El tercer asunto que requiere definición es en torno a los modelos de criminalidad. Veamos. Con la creación de la Dirección Federal de Seguridad (que ya fue sustituida) y la actuación de las policías estatales, se armó un modelo de relación política-drogas donde los actores del Estado, con el argumento de contener y controlar a productores y traficantes, se convirtieron en coadministradores del negocio: participaban en la venta de plazas, daban ‘permisos’ de operar en ciertos territorios, daban protección e impunidad a cambio de dinero y control. Los ejemplos son cuantiosos y documentados. La estructura de la organización ilícita estaba tejida con el Estado, y este último tenía poder de decisión y de control efectivo sobre las organizaciones delictivas.
Al final de los 80’s se movió este esquema, y se desintegró el control centralizado. Se fragmentó el territorio en familias por plaza estratégica de trasiego, los nombres todos los conocemos: los Caro Quintero, Zambada, Beltrán Leyva, Carrillo Fuentes, Guzmán Loera y Arellano Felix. Y terminó con el rompimiento de los pactos. Ingresa y hegemoniza la cocaína, además de la ampliación del marcado con la incursión Asía pacífico. Con el rompimiento de los pactos, emerge una zona diferenciada de la matriz sinaloense: Tamaulipas y el cartel del Golfo. Y de este último, la generación de un modelo socialmente muy dañino a manos de una organización militar que modificó todos los códigos: los Zetas.

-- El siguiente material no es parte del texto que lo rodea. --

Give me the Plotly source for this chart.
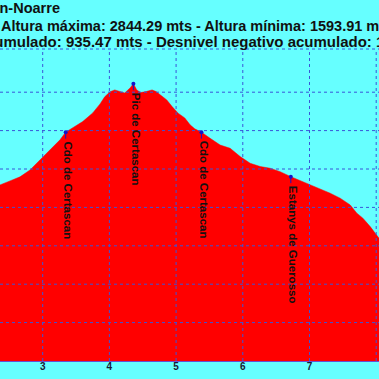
import plotly.graph_objects as go

# Elevation profile (distance in km, altitude in m)
dist_km = [2.30, 2.36, 2.51, 2.66, 2.81, 2.96, 3.11, 3.26, 3.345, 3.45, 3.60, 3.75, 3.86, 3.93,
           4.01, 4.08, 4.16, 4.23, 4.31, 4.36, 4.41, 4.47, 4.55, 4.64, 4.70, 4.76, 4.86, 4.94,
           5.03, 5.13, 5.21, 5.28, 5.38, 5.51, 5.66, 5.81, 5.96, 6.11, 6.26, 6.41, 6.56, 6.72,
           6.86, 7.01, 7.16, 7.31, 7.46, 7.61, 7.71, 7.80, 7.91, 7.98, 8.04, 8.10]
elev_m = [2290, 2317, 2338, 2359, 2395, 2448, 2500, 2552, 2592, 2614, 2647, 2692, 2739, 2776,
          2802, 2812, 2802, 2796, 2822, 2844.29, 2812, 2798, 2803, 2812, 2803, 2786, 2760, 2725,
          2691, 2666, 2630, 2609, 2592, 2560, 2525, 2508, 2465, 2430, 2413, 2404, 2386, 2360,
          2340, 2317, 2296, 2274, 2248, 2213, 2170, 2144, 2100, 2066, 2040, 2000]

# Waypoints
wp_names = ["Cdo de Certascan", "Pic de Certascan", "Cdo de Certascan", "Estanys de Guerosso"]
wp_km = [3.345, 4.36, 5.38, 6.72]
wp_elev = [2592, 2844.29, 2592, 2360]

x_ticks = [3, 4, 5, 6, 7, 8]
y_grid = [1600, 1800, 2000, 2200, 2400, 2600, 2800]

title_line1 = "Ruta Certascan-Noarre"
title_line2 = "Altura máxima: 2844.29 mts - Altura mínima: 1593.91 mts"
title_line3 = "Desnivel positivo acumulado: 935.47 mts - Desnivel negativo acumulado: 1..."

CYAN = "#66FFFF"
RED = "#FF0000"
GRID = "#3a55d8"
MARK = "#1515c8"
FONT = "Liberation Sans, Arial, sans-serif"

fig = go.Figure()
fig.add_trace(go.Scatter(x=dist_km, y=elev_m, mode="lines", fill="tozeroy",
                         line=dict(color=RED, width=0.5), fillcolor=RED,
                         hoverinfo="skip", showlegend=False))
fig.add_trace(go.Scatter(x=wp_km, y=wp_elev, mode="markers",
                         marker=dict(color=MARK, size=4), showlegend=False))

shapes = []
for xv in x_ticks:
    shapes.append(dict(type="line", xref="x", yref="paper", x0=xv, x1=xv, y0=0, y1=1,
                       line=dict(color=GRID, width=1, dash="dot"), layer="above"))
for yv in y_grid:
    shapes.append(dict(type="line", xref="paper", yref="y", x0=0, x1=1, y0=yv, y1=yv,
                       line=dict(color=GRID, width=1, dash="dot"), layer="above"))
shapes.append(dict(type="line", xref="paper", yref="paper", x0=0, x1=1, y0=1, y1=1,
                   line=dict(color=GRID, width=1, dash="dot"), layer="above"))

annotations = []
for name, xk, ye in zip(wp_names, wp_km, wp_elev):
    # short leader tick below the waypoint
    annotations.append(dict(x=xk, y=ye, xref="x", yref="y", text="", showarrow=True,
                            arrowhead=0, arrowwidth=1, arrowcolor=MARK, ax=0, ay=8))
    annotations.append(dict(x=xk, y=ye, xref="x", yref="y", text="<b>" + name + "</b>",
                            textangle=90, showarrow=False, xanchor="center", yanchor="top",
                            xshift=2, yshift=-7,
                            font=dict(family=FONT, size=11.5, color="#111111")))

W = 379.0
annotations.append(dict(x=62 / W, y=1.131, xref="paper", yref="paper", xanchor="right",
                        yanchor="middle", showarrow=False, text="<b>" + title_line1 + "</b>",
                        font=dict(family=FONT, size=14.5, color="#111111")))
annotations.append(dict(x=-1 / W, y=1.0737, xref="paper", yref="paper", xanchor="left",
                        yanchor="middle", showarrow=False, text="<b>" + title_line2 + "</b>",
                        font=dict(family=FONT, size=14.5, color="#111111")))
annotations.append(dict(x=-152 / W, y=1.0255, xref="paper", yref="paper", xanchor="left",
                        yanchor="middle", showarrow=False, text="<b>" + title_line3 + "</b>",
                        font=dict(family=FONT, size=15, color="#111111")))

fig.update_layout(
    width=379, height=379,
    margin=dict(l=0, r=0, t=49, b=18),
    paper_bgcolor=CYAN, plot_bgcolor=CYAN,
    shapes=shapes, annotations=annotations,
    xaxis=dict(range=[2.360, 8.042], tickvals=x_ticks, ticktext=["<b>%d</b>" % v for v in x_ticks],
               showgrid=False, zeroline=False, ticks="", ticklen=0, ticklabelstandoff=-4,
               showline=True, linecolor="#6a4fd0", linewidth=1, layer="above traces",
               tickfont=dict(family=FONT, size=10, color="#1a1a33")),
    yaxis=dict(range=[1400, 3025], showgrid=False, zeroline=False, showticklabels=False,
               ticks=""),
    showlegend=False,
)

fig.write_html("out.html", post_script="document.body.style.margin='0';",
               config={"displayModeBar": False})
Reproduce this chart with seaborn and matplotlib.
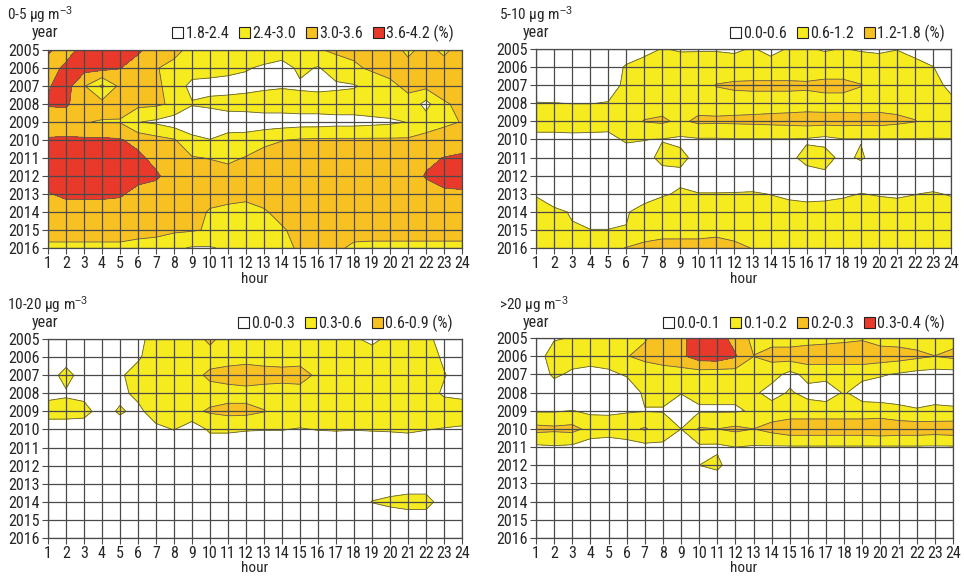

Los Zetas generan un tercer modelo, que Guillermo Valdés le llama “criminalidad de segundo piso”. En el corredor que va de Tamaulipas a Guerrero dominan sus territorios controlando a los grupos de delincuentes locales (que roban, secuestran, cobran piso, etc) y les cobran impuestos al mismo tiempo que los obligan a trabajar para sus intereses. Lo cual genera una estructura delincuencial que vampiriza a la población que antes no era tocada y usan el miedo para operar en el control de los gobiernos municipales.
Pues bien, los candidatos deben responder a las siguientes preguntas: ¿cómo desactivar la estructura de coadministración que se da en amplias regiones entre carteles y entidades de gobierno federal y gobiernos estatales? ¿Cómo resolver esa fragmentación que establece una guerra por plazas y produce tantos muertos? Y lo más delicado: ¿qué harán para diluir esa criminalidad de segundo piso que espolia directamente a la población? No debemos aceptar discursos genéricos: queremos respuestas puntuales a preguntas puntuales.